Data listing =
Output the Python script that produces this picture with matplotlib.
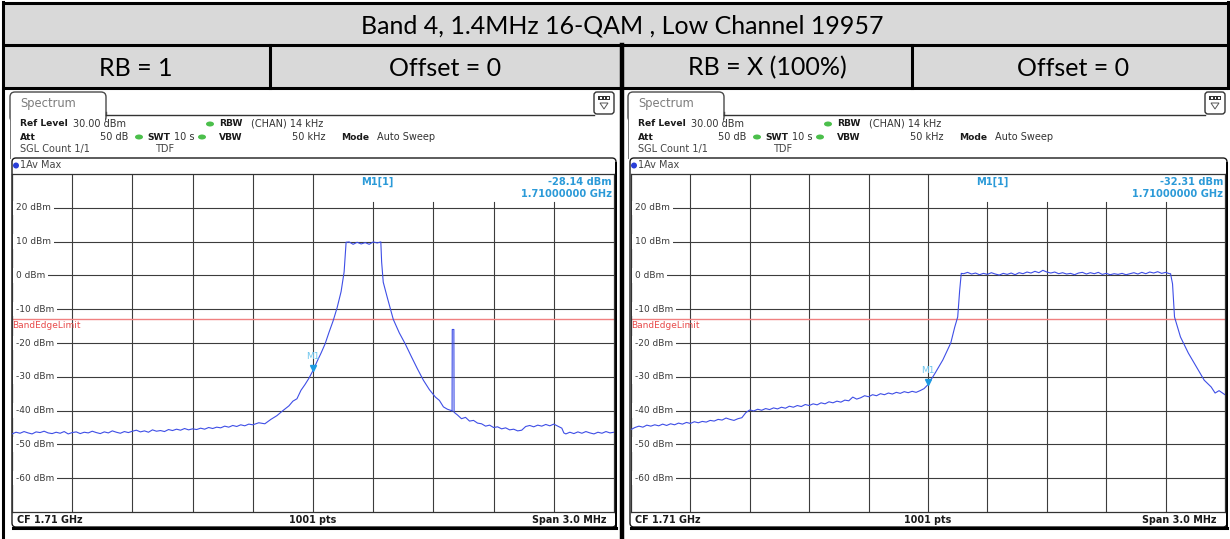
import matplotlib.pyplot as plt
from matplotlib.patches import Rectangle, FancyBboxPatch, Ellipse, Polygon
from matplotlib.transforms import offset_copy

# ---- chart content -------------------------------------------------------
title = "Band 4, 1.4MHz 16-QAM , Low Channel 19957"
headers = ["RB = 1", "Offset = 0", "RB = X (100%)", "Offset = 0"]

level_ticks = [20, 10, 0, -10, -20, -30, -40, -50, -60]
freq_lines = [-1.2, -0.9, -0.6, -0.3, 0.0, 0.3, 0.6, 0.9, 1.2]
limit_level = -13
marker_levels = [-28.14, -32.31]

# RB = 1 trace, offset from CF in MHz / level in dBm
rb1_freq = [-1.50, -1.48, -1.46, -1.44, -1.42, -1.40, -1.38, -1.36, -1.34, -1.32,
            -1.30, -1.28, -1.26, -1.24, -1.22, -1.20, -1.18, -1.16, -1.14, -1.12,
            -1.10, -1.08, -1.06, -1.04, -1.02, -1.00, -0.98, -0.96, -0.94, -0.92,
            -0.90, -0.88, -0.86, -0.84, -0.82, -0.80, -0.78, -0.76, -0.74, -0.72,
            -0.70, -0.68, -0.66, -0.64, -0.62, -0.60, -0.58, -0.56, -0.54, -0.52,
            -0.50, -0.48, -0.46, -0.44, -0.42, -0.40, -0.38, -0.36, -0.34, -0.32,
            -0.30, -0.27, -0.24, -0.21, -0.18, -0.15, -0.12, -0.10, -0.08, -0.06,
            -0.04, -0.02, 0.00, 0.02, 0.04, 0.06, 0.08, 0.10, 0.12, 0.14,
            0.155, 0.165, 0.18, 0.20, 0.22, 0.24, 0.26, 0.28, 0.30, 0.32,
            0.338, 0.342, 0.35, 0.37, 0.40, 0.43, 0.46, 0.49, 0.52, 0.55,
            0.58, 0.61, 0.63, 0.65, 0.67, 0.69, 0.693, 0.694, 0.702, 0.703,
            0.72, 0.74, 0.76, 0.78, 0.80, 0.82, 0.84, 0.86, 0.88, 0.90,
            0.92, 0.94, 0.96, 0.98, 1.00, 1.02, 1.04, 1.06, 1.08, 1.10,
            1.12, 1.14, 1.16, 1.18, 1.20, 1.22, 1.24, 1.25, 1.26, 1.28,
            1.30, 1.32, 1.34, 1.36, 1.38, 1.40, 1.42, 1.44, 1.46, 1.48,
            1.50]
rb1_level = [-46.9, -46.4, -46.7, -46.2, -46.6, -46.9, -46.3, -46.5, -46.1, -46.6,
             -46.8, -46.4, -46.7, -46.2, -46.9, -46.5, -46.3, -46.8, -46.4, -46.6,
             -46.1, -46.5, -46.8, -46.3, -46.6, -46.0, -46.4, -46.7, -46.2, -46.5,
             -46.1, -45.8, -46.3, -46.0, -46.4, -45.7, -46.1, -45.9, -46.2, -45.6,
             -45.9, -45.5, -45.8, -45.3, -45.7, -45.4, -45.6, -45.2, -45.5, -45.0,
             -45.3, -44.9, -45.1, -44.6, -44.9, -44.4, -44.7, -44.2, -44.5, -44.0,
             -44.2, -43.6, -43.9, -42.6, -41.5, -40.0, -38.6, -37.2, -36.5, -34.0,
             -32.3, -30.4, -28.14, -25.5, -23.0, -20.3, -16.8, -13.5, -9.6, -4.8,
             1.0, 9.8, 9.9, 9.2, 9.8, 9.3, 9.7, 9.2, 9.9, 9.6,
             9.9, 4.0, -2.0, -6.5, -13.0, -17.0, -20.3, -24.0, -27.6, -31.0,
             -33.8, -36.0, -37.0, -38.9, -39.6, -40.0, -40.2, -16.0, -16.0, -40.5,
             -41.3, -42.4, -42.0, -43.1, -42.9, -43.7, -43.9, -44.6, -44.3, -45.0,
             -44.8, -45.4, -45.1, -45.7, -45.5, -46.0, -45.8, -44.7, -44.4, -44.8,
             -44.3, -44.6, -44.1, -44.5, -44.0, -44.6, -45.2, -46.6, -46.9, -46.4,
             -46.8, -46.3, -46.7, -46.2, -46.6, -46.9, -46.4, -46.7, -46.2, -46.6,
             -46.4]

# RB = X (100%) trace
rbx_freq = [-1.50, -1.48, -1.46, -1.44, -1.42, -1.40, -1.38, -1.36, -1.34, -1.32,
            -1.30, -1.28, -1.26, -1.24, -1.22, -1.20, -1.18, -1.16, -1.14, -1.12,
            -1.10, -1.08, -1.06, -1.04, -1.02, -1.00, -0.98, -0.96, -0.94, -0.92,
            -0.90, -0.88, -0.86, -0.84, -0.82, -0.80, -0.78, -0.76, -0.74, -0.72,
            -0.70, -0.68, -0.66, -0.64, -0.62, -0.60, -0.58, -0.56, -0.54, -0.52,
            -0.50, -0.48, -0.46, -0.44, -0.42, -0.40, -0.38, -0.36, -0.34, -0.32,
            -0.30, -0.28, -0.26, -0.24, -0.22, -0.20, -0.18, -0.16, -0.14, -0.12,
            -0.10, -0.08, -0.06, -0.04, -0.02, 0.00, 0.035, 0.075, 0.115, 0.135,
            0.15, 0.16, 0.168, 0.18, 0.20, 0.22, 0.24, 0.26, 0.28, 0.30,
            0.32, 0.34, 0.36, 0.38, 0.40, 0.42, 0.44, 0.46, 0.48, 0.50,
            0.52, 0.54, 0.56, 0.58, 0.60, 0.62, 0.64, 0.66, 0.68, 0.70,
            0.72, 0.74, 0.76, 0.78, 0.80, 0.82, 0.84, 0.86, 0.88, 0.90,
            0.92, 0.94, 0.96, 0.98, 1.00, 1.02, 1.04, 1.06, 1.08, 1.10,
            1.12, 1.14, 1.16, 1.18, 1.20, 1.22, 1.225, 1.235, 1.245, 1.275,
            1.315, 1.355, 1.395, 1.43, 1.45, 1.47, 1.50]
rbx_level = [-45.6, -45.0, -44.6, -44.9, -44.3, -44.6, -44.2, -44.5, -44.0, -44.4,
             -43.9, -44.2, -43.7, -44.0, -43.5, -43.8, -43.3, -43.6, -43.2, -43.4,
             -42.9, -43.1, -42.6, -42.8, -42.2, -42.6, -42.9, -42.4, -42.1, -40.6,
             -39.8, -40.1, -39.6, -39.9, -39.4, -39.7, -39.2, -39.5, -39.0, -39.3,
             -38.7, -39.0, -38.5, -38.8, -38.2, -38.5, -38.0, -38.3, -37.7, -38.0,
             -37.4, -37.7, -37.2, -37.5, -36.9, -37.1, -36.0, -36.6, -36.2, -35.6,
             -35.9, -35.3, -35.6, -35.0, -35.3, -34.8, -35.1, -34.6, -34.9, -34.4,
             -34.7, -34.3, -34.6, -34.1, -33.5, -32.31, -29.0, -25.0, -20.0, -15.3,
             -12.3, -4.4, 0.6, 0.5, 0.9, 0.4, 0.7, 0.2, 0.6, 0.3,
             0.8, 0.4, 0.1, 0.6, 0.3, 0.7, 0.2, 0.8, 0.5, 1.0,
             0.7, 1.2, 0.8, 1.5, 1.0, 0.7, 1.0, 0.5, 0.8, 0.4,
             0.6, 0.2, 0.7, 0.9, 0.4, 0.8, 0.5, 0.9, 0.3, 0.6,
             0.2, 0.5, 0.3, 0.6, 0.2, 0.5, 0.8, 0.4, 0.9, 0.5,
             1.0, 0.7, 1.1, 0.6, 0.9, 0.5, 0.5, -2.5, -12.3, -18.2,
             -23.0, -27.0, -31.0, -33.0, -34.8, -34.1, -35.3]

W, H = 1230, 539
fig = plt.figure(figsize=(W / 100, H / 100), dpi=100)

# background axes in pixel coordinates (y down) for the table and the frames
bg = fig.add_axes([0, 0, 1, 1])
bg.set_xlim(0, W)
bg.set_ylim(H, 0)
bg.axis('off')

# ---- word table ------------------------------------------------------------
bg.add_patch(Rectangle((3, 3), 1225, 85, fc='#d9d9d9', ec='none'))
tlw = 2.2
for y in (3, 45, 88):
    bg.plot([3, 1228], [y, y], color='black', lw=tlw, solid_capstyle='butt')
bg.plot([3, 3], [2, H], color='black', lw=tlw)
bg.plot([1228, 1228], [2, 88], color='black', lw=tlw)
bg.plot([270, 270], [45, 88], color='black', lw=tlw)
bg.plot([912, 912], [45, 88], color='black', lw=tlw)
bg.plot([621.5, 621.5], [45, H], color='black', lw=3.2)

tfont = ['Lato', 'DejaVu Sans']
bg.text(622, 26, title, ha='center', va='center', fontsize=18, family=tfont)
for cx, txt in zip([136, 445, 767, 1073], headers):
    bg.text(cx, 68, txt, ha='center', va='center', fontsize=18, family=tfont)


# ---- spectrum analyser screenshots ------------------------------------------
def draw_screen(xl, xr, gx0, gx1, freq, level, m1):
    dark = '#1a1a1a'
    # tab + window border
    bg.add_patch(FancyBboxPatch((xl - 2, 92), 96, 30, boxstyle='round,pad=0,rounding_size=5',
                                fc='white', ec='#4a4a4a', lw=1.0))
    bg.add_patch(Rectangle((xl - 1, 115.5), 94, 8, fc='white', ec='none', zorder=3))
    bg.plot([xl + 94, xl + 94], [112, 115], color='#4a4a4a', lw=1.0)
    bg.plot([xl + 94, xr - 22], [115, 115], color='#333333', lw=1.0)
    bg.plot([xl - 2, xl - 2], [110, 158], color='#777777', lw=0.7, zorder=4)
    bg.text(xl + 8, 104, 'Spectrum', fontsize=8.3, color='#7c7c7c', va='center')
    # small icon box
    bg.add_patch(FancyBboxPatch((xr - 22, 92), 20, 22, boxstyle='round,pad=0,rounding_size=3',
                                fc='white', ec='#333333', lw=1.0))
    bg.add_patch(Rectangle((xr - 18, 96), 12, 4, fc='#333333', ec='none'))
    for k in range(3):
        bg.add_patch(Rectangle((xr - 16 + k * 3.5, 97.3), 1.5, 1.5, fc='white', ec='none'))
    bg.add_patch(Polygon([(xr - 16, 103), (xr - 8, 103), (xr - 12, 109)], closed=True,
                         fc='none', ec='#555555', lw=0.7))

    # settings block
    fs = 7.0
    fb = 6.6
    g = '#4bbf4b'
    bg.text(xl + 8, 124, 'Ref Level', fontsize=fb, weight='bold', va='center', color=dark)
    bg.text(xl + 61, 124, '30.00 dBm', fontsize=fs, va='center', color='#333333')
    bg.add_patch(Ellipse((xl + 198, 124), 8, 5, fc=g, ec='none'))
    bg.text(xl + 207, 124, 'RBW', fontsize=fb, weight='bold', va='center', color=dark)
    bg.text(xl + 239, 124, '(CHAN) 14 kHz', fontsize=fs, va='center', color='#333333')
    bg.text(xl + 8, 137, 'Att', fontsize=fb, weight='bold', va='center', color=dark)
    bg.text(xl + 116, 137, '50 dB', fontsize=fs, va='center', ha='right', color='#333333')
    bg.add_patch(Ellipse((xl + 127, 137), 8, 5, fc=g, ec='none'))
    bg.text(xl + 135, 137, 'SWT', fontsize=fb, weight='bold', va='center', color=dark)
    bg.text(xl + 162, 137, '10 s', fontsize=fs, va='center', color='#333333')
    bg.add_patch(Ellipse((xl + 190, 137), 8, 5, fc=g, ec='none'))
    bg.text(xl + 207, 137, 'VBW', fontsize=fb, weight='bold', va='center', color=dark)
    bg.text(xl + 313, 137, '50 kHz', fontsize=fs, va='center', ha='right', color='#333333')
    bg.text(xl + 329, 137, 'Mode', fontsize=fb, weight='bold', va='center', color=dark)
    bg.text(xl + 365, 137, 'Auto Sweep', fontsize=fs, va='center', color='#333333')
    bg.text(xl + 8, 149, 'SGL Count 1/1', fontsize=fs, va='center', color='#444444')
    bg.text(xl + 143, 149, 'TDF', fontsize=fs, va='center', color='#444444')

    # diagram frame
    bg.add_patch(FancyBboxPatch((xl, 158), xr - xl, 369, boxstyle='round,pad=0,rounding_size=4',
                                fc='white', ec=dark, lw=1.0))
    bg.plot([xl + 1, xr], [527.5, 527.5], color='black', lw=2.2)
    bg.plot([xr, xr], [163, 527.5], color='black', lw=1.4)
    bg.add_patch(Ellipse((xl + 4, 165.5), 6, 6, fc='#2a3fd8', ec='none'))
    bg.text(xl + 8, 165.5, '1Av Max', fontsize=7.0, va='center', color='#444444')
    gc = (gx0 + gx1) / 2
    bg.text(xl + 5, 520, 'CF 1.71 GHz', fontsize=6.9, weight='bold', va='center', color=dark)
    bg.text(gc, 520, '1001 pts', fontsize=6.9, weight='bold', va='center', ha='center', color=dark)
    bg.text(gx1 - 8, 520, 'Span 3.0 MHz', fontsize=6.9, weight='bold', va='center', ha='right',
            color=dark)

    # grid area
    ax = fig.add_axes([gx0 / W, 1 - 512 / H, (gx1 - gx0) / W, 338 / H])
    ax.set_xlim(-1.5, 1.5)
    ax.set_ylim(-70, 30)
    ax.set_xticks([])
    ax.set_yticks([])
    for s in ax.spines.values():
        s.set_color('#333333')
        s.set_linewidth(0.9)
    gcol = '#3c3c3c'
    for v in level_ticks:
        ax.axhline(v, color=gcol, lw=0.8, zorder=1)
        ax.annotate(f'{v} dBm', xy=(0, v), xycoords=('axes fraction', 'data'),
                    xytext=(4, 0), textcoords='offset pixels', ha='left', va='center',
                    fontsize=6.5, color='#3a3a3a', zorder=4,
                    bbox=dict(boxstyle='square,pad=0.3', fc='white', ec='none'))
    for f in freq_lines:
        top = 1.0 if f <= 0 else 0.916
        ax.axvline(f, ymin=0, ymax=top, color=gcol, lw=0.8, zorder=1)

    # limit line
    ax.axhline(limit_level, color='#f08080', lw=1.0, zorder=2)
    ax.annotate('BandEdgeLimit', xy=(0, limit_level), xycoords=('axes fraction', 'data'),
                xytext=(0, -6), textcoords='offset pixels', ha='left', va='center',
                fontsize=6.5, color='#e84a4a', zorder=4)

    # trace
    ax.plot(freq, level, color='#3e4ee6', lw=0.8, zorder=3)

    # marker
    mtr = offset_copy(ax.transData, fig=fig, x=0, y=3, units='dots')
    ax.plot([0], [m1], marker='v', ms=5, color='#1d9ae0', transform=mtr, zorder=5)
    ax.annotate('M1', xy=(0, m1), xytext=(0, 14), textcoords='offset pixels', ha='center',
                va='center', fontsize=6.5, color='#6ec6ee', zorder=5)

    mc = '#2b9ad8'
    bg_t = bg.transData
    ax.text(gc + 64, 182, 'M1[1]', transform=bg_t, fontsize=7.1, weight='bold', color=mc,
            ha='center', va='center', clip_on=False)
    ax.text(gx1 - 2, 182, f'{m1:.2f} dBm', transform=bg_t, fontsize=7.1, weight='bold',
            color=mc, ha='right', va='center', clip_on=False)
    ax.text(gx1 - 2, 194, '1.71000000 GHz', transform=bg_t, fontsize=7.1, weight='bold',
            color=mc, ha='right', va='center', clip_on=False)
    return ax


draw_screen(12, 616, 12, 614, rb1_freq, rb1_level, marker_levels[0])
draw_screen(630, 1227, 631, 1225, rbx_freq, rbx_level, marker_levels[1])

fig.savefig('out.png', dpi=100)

...

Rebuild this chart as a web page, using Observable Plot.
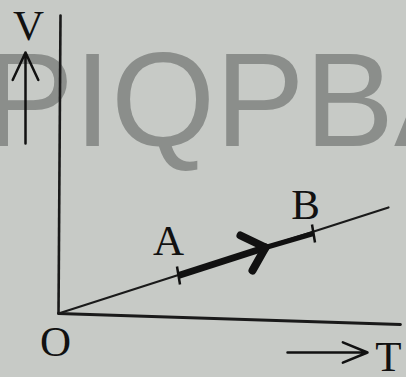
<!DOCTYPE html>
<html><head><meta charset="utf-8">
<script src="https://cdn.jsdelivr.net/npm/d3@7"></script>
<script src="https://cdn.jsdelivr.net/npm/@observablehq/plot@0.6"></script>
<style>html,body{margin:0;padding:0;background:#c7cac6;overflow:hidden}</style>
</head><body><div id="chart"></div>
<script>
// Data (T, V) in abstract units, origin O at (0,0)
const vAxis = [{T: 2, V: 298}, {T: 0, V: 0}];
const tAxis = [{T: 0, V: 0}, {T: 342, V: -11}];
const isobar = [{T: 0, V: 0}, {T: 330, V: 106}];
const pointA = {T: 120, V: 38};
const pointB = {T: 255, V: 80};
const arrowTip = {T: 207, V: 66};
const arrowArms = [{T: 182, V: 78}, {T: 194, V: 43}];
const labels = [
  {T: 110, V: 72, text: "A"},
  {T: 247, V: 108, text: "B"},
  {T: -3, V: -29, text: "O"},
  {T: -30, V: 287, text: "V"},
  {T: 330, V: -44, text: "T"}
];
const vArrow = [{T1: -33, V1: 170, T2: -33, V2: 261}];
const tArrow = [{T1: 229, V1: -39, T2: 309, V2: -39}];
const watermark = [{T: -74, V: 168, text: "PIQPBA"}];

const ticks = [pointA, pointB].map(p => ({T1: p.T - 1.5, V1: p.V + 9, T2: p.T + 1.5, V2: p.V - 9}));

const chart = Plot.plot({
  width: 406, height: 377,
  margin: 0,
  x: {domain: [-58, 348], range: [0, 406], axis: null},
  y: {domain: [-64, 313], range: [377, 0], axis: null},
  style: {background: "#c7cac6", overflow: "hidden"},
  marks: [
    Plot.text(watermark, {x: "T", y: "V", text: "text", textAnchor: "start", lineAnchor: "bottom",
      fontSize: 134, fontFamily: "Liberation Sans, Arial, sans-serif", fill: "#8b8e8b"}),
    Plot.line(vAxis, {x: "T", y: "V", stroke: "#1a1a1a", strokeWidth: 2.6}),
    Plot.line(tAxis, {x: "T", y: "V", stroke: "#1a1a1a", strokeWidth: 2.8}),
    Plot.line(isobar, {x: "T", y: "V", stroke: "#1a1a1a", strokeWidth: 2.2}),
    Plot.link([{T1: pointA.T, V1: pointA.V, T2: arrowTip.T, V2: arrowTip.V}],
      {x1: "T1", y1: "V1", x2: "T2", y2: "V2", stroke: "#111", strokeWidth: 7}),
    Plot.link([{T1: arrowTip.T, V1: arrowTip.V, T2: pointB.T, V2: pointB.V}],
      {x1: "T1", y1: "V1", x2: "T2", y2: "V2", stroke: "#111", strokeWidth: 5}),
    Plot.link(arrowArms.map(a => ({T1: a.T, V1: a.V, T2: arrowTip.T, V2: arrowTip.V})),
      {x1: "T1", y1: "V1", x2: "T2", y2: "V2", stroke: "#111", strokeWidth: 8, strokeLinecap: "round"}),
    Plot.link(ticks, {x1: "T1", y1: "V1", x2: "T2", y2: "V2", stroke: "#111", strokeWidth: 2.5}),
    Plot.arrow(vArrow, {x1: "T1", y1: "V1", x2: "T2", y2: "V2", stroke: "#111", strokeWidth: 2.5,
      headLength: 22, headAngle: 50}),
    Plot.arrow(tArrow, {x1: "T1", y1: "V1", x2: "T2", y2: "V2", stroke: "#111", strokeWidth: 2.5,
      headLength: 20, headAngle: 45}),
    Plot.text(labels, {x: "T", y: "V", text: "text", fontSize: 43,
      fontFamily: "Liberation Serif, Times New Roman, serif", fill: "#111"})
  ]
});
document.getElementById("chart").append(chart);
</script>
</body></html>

TASK INSTRUCTIONS = Extract exactly the lines running from the line containing "Output the Python" to the line containing "marker_levels = [-28.14, -32.31]", with both end lines included and all pictures left out.

SOLUTION FOR THIS TASK =
Output the Python script that produces this picture with matplotlib.
import matplotlib.pyplot as plt
from matplotlib.patches import Rectangle, FancyBboxPatch, Ellipse, Polygon
from matplotlib.transforms import offset_copy

# ---- chart content -------------------------------------------------------
title = "Band 4, 1.4MHz 16-QAM , Low Channel 19957"
headers = ["RB = 1", "Offset = 0", "RB = X (100%)", "Offset = 0"]

level_ticks = [20, 10, 0, -10, -20, -30, -40, -50, -60]
freq_lines = [-1.2, -0.9, -0.6, -0.3, 0.0, 0.3, 0.6, 0.9, 1.2]
limit_level = -13
marker_levels = [-28.14, -32.31]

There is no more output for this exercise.